Programação final de apresentação da edição do Caderno-revista 7faces sobre a obra poética de José Saramago



O evento será no próximo dia 14, no auditório da Biblioteca Municipal Ney Pontes Duarte, situada à Praça Dorian Jorge Freire, s/n, Mossoró.

O acontecimento se dá entre uma série de atividades marcadas para as 19h: além da edição do Caderno-revista 7faces, será apresentado o primeiro número da revista de contos, Cruviana e durante a sessão será gravado uma edição especial do programa Pedagogia da Gestão para o canal 10 da TV a Cabo de Mossoró (TCM). 

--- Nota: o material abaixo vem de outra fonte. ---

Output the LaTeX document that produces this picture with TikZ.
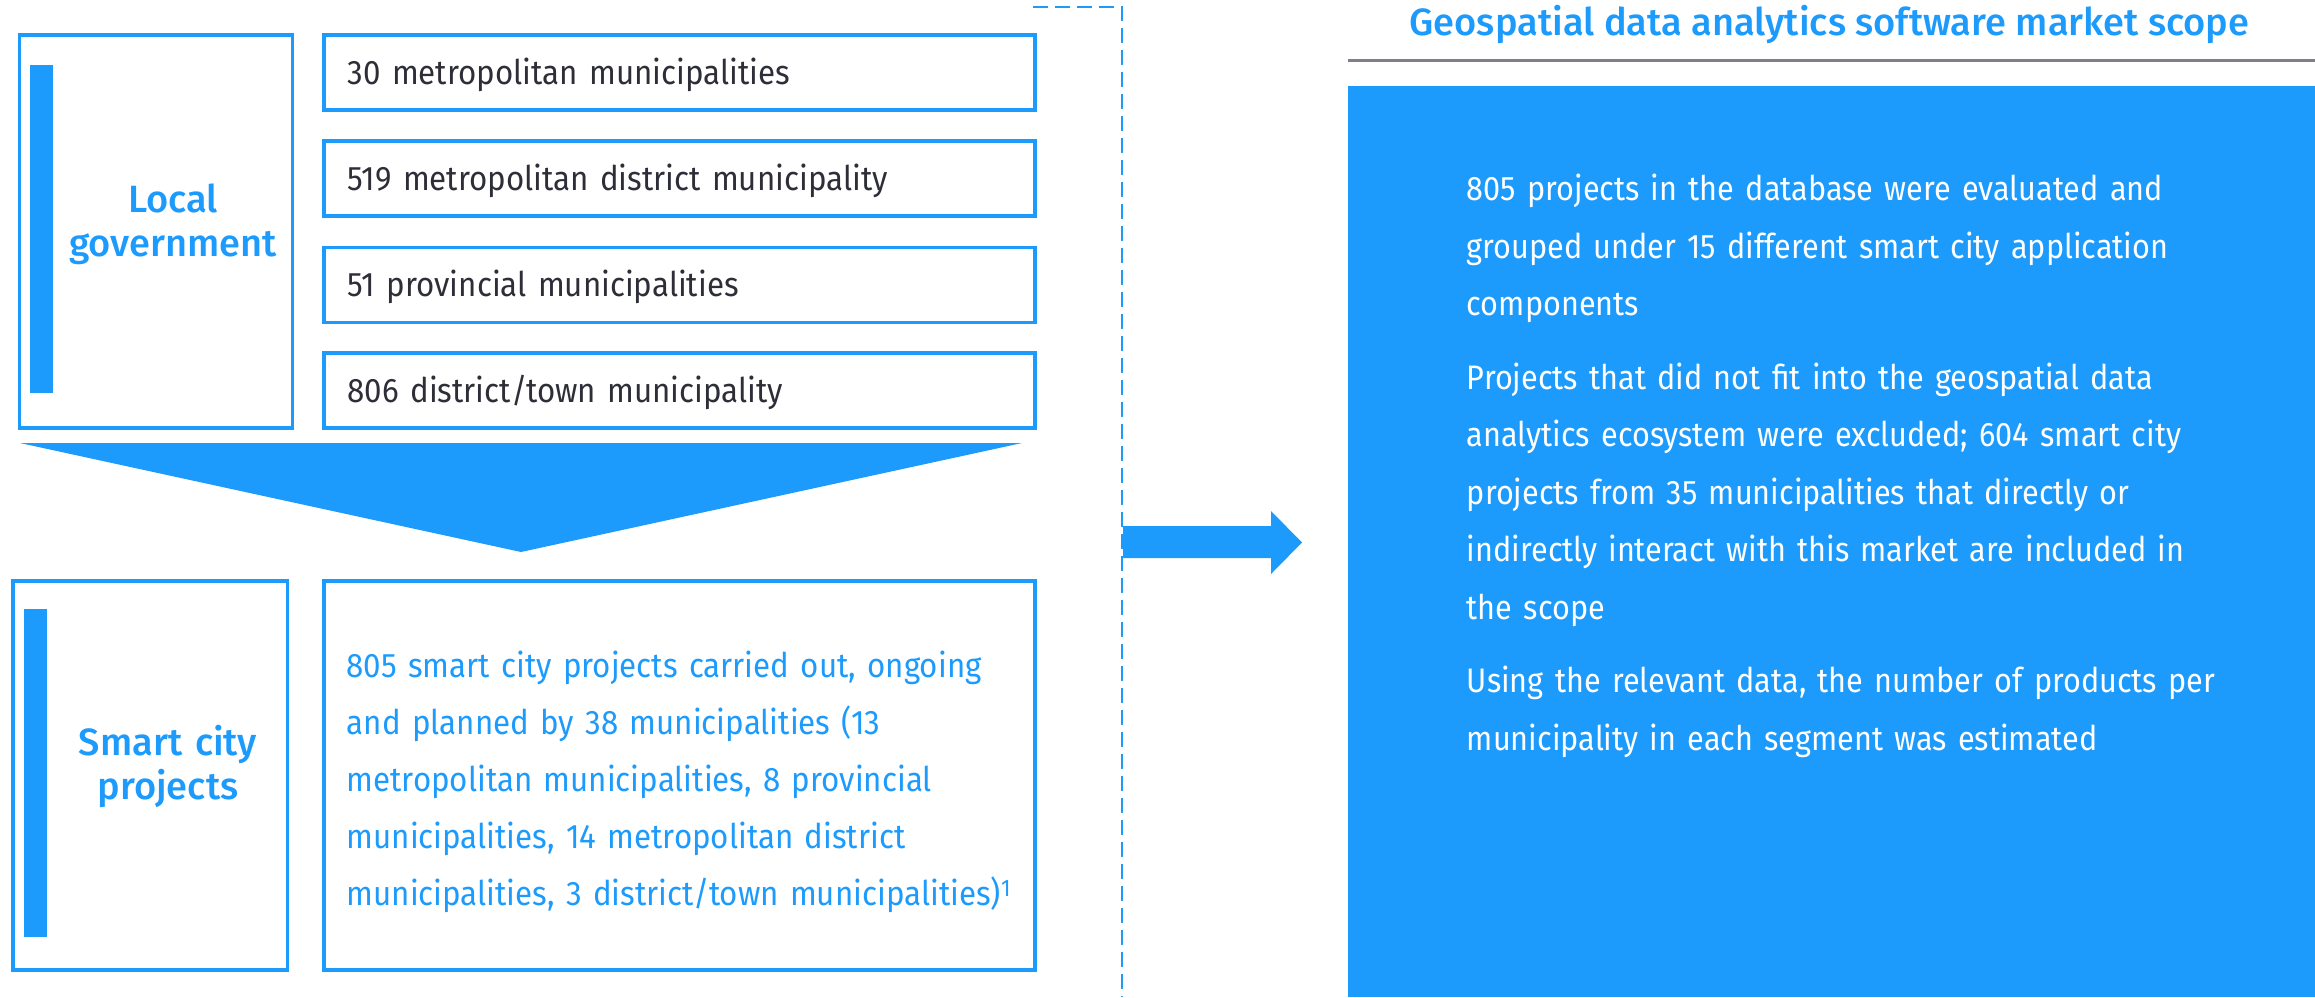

Estarão presentes o editor do Caderno-revista 7faces, Pedro Fernandes, o editor da revista Cruviana, o jornalista José de Paiva Rebouças, o professor Esdras Marchezan e o poeta e contista Clauder Arcanjo. A sessão tem entrada franca, sujeito a lotação do auditório.

A edição sobre a obra poética de José Saramago traz com ensaios de autores brasileiros, portugueses e argentinos.